In the right place at the right time with the right expertise

With their combined experience in medical device development and entrepreneurship, the siblings felt they had a good base to start. Pooling their own funds, they created Takaya Technology Inc.

Andrew MacKean took on the role of CEO and another sister, Erin MacKean, who has more than a decade of experience in biotech, joined as their chief operating officer.

“Building a business can be stressful,” she said, “and in these challenging times, ever more so. To have that solid trust of working with family has made it easier.”

They immediately got to work, building a team around Dr. Ripley’s first-hand experience as a practising clinician and biomechanical engineer, and sourcing experts in Canada, the United Kingdom and the United States with  backgrounds in engineering, material science, and regulatory and market access. They also leveraged relationships with overseas manufacturers to secure needed materials.

“The typical process for commercializing a medical device can be long and arduous. We sought out some of the world’s best help to shorten that timeframe and expand our reach,” Andrew MacKean explained.

Dr. Susan Ripley received a COVID-19 Innovation grant from Joule for her work with Takaya Technology Inc. on the re-engineered N95 mask. Learn more about the program and grant recipients.

Members of the Tayaka team: Dr. Susan Ripley, Erin MacKean, Andrew MacKean and Lee Babin

Key members of the Takaya Technology team, from left to right: Dr. Susan Ripley, Erin MacKean, Andrew MacKean and Lee Babin, Takaya’s Lead Engineer

User-centric design

From the very beginning, the team focused on getting users’ needs to inform and direct the design.

“We had the challenge of having little time to get a product to people, who needed it yesterday,” said Andrew MacKean.

Once they began prototyping, it was an iterative process to get the right fit with potential users, so they fostered a constant negative feedback loop to reach inter-user reproducibility: a mask that works for everyone, every time they put it on.
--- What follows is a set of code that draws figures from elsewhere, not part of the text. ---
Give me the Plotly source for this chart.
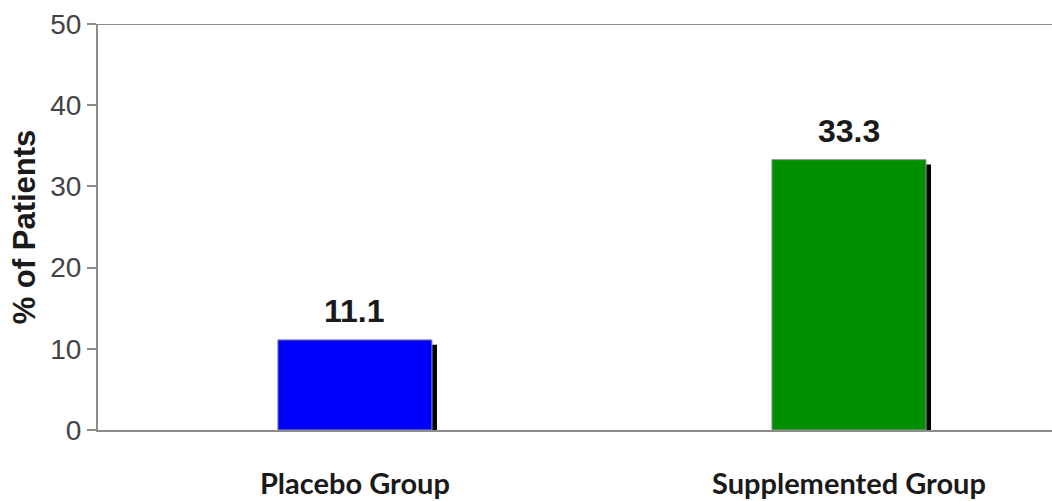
import plotly.graph_objects as go

categories = ["Placebo Group", "Supplemented Group"]
values = [11.1, 33.3]
bar_colors = ["#0000ff", "#008f00"]
y_ticks = [0, 10, 20, 30, 40, 50]

# layout geometry (pixels)
W, H = 1052, 501
ML, MR, MT, MB = 98, 0, 24, 71
x_range = [-0.52, 1.411]
y_range = [0, 50]
bar_w = 0.312
shadow_dx_px, shadow_dy_px = 5, 5

plot_w = W - ML - MR
plot_h = H - MT - MB
dx = shadow_dx_px * (x_range[1] - x_range[0]) / plot_w
dy = shadow_dy_px * (y_range[1] - y_range[0]) / plot_h

fig = go.Figure()
# shadow bars
fig.add_trace(go.Bar(
    x=categories, y=[v - dy for v in values],
    width=bar_w, offset=-bar_w / 2 + dx,
    marker=dict(color="#000000", line=dict(width=0)),
    hoverinfo="skip", showlegend=False,
))
# main bars
fig.add_trace(go.Bar(
    x=categories, y=values,
    width=bar_w, offset=-bar_w / 2,
    marker=dict(color=bar_colors, line=dict(color="#9a9a9a", width=1)),
    showlegend=False,
))

for c, v in zip(categories, values):
    fig.add_annotation(
        x=c, y=v, text=f"{v:.1f}", showarrow=False,
        yanchor="bottom", yshift=9,
        font=dict(family="Liberation Sans, Arial", size=32, color="#1a1a1a", weight="bold"),
    )

# top border line
fig.add_shape(type="line", xref="paper", yref="y", x0=0, x1=1, y0=y_range[1], y1=y_range[1],
              line=dict(color="#8c8c8c", width=2))

fig.update_layout(
    width=W, height=H,
    margin=dict(l=ML, r=MR, t=MT, b=MB),
    paper_bgcolor="white", plot_bgcolor="white",
    barmode="overlay",
    xaxis=dict(
        range=x_range, showgrid=False, zeroline=False,
        showline=True, linecolor="#8c8c8c", linewidth=2,
        ticks="", ticklabelstandoff=27,
        tickfont=dict(family="Lato", size=29, color="#1a1a1a", weight="bold"),
    ),
    yaxis=dict(
        range=y_range, tickvals=y_ticks, showgrid=False, zeroline=False,
        showline=True, linecolor="#8c8c8c", linewidth=2,
        ticks="outside", ticklen=9, tickcolor="#8c8c8c", tickwidth=2,
        tickfont=dict(family="Liberation Sans, Arial", size=28, color="#444444"),
        title=dict(text="% of Patients", standoff=5,
                   font=dict(family="Liberation Sans, Arial", size=31, color="#1a1a1a", weight="bold")),
    ),
)

fig.write_html("out.html")
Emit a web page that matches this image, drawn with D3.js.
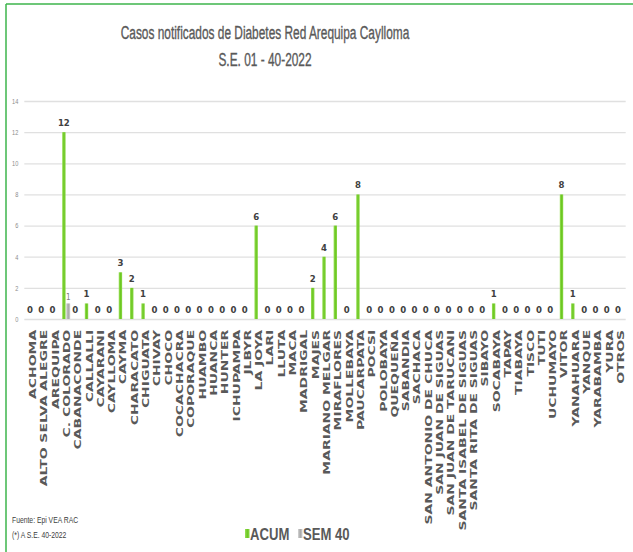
<!DOCTYPE html>
<html>
<head>
<meta charset="utf-8">
<script src="https://cdn.jsdelivr.net/npm/d3@7"></script>
<style>
  body { margin: 0; background: #fff; }
  svg { display: block; }
</style>
</head>
<body>
<svg id="chart"></svg>
<script>
const categories = ['ACHOMA', 'ALTO SELVA ALEGRE', 'AREQUIPA', 'C. COLORADO', 'CABANACONDE',
  'CALLALLI', 'CAYARANI', 'CAYLLOMA', 'CAYMA', 'CHARACATO', 'CHIGUATA', 'CHIVAY', 'CHOCO',
  'COCACHACRA', 'COPORAQUE', 'HUAMBO', 'HUANCA', 'HUNTER', 'ICHUPAMPA', 'JLBYR', 'LA JOYA',
  'LARI', 'LLUTA', 'MACA', 'MADRIGAL', 'MAJES', 'MARIANO MELGAR', 'MIRAFLORES', 'MOLLEBAYA',
  'PAUCARPATA', 'POCSI', 'POLOBAYA', 'QUEQUEÑA', 'SABANDIA', 'SACHACA', 'SAN ANTONIO DE CHUCA',
  'SAN JUAN DE SIGUAS', 'SAN JUAN DE TARUCANI', 'SANTA ISABEL DE SIGUAS', 'SANTA RITA DE SIGUAS',
  'SIBAYO', 'SOCABAYA', 'TAPAY', 'TIABAYA', 'TISCO', 'TUTI', 'UCHUMAYO', 'VITOR', 'YANAHUARA',
  'YANQUE', 'YARABAMBA', 'YURA', 'OTROS'];

const acum = [0, 0, 0, 12, 0, 1, 0, 0, 3, 2, 1, 0, 0, 0, 0, 0, 0, 0, 0, 0, 6,
  0, 0, 0, 0, 2, 4, 6, 0, 8, 0, 0, 0, 0, 0, 0, 0, 0, 0, 0, 0, 1, 0, 0, 0, 0, 0, 8, 1,
  0, 0, 0, 0];

const sem40 = [0, 0, 0, 1, 0, 0, 0, 0, 0, 0, 0, 0, 0, 0, 0, 0, 0, 0, 0, 0, 0,
  0, 0, 0, 0, 0, 0, 0, 0, 0, 0, 0, 0, 0, 0, 0, 0, 0, 0, 0, 0, 0, 0, 0, 0, 0, 0, 0, 0,
  0, 0, 0, 0];

const yTicks = [0, 2, 4, 6, 8, 10, 12, 14];

const width = 633, height = 552;
const svg = d3.select('#chart')
  .attr('width', width)
  .attr('height', height);

const narrow = '"Liberation Sans", Arial, sans-serif';

// border (only top and left visible)
svg.append('line')
  .attr('x1', 6).attr('x2', width).attr('y1', 4).attr('y2', 4)
  .attr('stroke', '#3cb44b').attr('stroke-width', 1.5);
svg.append('line')
  .attr('x1', 6).attr('x2', 6).attr('y1', 4).attr('y2', height)
  .attr('stroke', '#3cb44b').attr('stroke-width', 1.5);

// title (squeezed horizontally like the source image)
const title = svg.append('g')
  .attr('transform', 'translate(265, 0) scale(0.66, 1)')
  .append('text')
    .attr('text-anchor', 'middle')
    .attr('fill', '#595959')
    .attr('stroke', '#595959')
    .attr('stroke-width', 0.35)
    .style('font-family', narrow)
    .style('font-size', '18px');
title.append('tspan').attr('x', 0).attr('y', 39)
  .text('Casos notificados de Diabetes  Red Arequipa Caylloma');
title.append('tspan').attr('x', 0).attr('y', 66)
  .text('S.E. 01 - 40-2022');

let margin = { left: 24.3, right: 633 - 623.7, top: 101, bottom: 552 - 319 };
let plotW = width - margin.left - margin.right;
let plotH = height - margin.top - margin.bottom;

let chart = svg.append('g')
  .attr('transform', `translate(${margin.left}, ${margin.top})`);

let x = d3.scaleBand()
  .domain(categories)
  .range([0, plotW])
  .paddingInner(0)
  .paddingOuter(0);

let y = d3.scaleLinear()
  .domain([0, 14])
  .range([plotH, 0]);

// gridlines + y axis
let yAxis = d3.axisLeft(y)
  .tickValues(yTicks)
  .tickSize(-(plotW + 2))
  .tickPadding(8);

let yAxisGroup = chart.append('g')
  .attr('class', 'axis axis-y')
  .call(yAxis);

yAxisGroup.select('.domain').remove();
yAxisGroup.selectAll('line')
  .attr('stroke', '#e0e0e0')
  .attr('stroke-width', 1.3);
yAxisGroup.selectAll('text')
  .attr('fill', '#8c8c8c')
  .attr('transform', 'scale(0.75, 1)')
  .style('font-family', narrow)
  .style('font-size', '7.5px');

// x axis labels (stretched along their length like the source)
let xAxisGroup = chart.append('g')
  .attr('class', 'axis axis-x')
  .attr('transform', `translate(0, ${plotH})`)
  .call(d3.axisBottom(x).tickSize(0).tickPadding(0));

xAxisGroup.select('.domain').remove();
xAxisGroup.selectAll('text')
  .attr('transform', 'rotate(-90) scale(1.55, 1)')
  .attr('x', -7)
  .attr('y', 0)
  .attr('dy', 6)
  .attr('text-anchor', 'end')
  .attr('fill', '#595959')
  .style('font-family', '"DejaVu Sans", Verdana, sans-serif')
  .style('font-weight', 'bold')
  .style('font-size', '9px');

// bars
let barWidth = 3.4;
let rows = categories.map((c, i) => ({ cat: c, acum: acum[i], sem: sem40[i] }));

let defs = svg.append('defs');
let gGreen = defs.append('linearGradient').attr('id', 'gGreen');
gGreen.append('stop').attr('offset', '0%').attr('stop-color', '#9be05a');
gGreen.append('stop').attr('offset', '50%').attr('stop-color', '#6cc722');
gGreen.append('stop').attr('offset', '100%').attr('stop-color', '#8ad846');
let gGray = defs.append('linearGradient').attr('id', 'gGray');
gGray.append('stop').attr('offset', '0%').attr('stop-color', '#d6d6d6');
gGray.append('stop').attr('offset', '50%').attr('stop-color', '#a6a6a6');
gGray.append('stop').attr('offset', '100%').attr('stop-color', '#cfcfcf');

function center(d) {
  return x(d.cat) + x.bandwidth() / 2;
}

chart.append('g')
  .attr('class', 'bar-acum')
  .selectAll('rect')
  .data(rows)
  .enter().append('rect')
    .attr('fill', 'url(#gGreen)')
    .attr('x', (d) => center(d) - barWidth / 2)
    .attr('width', barWidth)
    .attr('y', (d) => y(d.acum))
    .attr('height', (d) => plotH - y(d.acum));

chart.append('g')
  .attr('class', 'bar-sem')
  .selectAll('rect')
  .data(rows)
  .enter().append('rect')
    .attr('fill', 'url(#gGray)')
    .attr('x', (d) => center(d) + barWidth / 2 + 0.6)
    .attr('width', barWidth + 0.6)
    .attr('y', (d) => y(d.sem))
    .attr('height', (d) => plotH - y(d.sem));

// value labels
chart.append('g')
  .attr('class', 'labels-acum')
  .selectAll('text')
  .data(rows)
  .enter().append('text')
    .attr('x', center)
    .attr('y', (d) => y(d.acum) - 6)
    .attr('text-anchor', 'middle')
    .attr('fill', '#404040')
    .style('font-family', '"DejaVu Sans Condensed", "DejaVu Sans", sans-serif')
    .style('font-weight', 'bold')
    .style('font-size', '9.5px')
    .text((d) => d.acum);

chart.append('g')
  .attr('class', 'labels-sem')
  .selectAll('text')
  .data(rows.filter((d) => d.sem > 0))
  .enter().append('text')
    .attr('x', (d) => center(d) + barWidth + 1)
    .attr('y', (d) => y(d.sem) - 3)
    .attr('text-anchor', 'middle')
    .attr('fill', '#7f7f7f')
    .style('font-family', '"DejaVu Sans Condensed", "DejaVu Sans", sans-serif')
    .style('font-size', '8px')
    .text((d) => d.sem);

// footnote
let note = svg.append('g')
  .attr('transform', 'translate(12, 0) scale(0.8, 1)')
  .append('text')
    .attr('fill', '#404040')
    .style('font-family', narrow)
    .style('font-size', '8.5px');
note.append('tspan').attr('x', 0).attr('y', 523).text('Fuente: Epi VEA RAC');
note.append('tspan').attr('x', 0).attr('y', 538).text('(*) A S.E. 40-2022');

// legend
let legendItems = [
  { name: 'ACUM', fill: 'url(#gGreen)', x: 245 },
  { name: 'SEM 40', fill: 'url(#gGray)', x: 298 }
];

let li = svg.append('g')
  .attr('class', 'legend')
  .selectAll('g')
  .data(legendItems)
  .enter().append('g')
    .attr('transform', (d) => `translate(${d.x}, 540)`);

li.append('rect')
  .attr('x', 0).attr('y', -11)
  .attr('width', 4.5).attr('height', 9)
  .attr('fill', (d) => d.fill);

li.append('g')
  .attr('transform', 'translate(5, 0) scale(0.82, 1)')
  .append('text')
    .attr('x', 0)
    .attr('y', 0)
    .attr('fill', '#595959')
    .style('font-family', narrow)
    .style('font-weight', 'bold')
    .style('font-size', '16px')
    .text((d) => d.name);
</script>
</body>
</html>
“There wasn’t a simple, one-size-fits-all solution,” said Andrew MacKean. “We had to consider facial variables and how the innovation would stand up to the demands of clinical use.”

With a design in hand that both meets the regulatory requirements and feels comfortable, the Takaya Technology Inc. team are now just a few weeks away from getting their prototype into the hands of medical professionals to collect their feedback and make adaptations.

Their next steps include obtaining regulatory body clearances and putting the masks into production.

“To be able to provide a product with a superior performance is one of the most valuable things we can do to really make a difference in this pandemic.” – Dr. Susan Ripley

This material is for informational purposes only. It is not intended to be a substitute for professional medical advice and should not be relied on as health or personal advice. The opinions stated by the authors are made in a personal capacity and do not necessarily reflect those of the Canadian Medical Association and its subsidiaries including Joule.

About the author(s)

Joule staff

Joule is a Canadian Medical Association (CMA) subsidiary designed to assist physicians in the pursuit of clinical excellence. Joule does this explicitly through the support of physician-led innovation, and by inspiring physician-adoption of knowledge products and innovative technologies and services.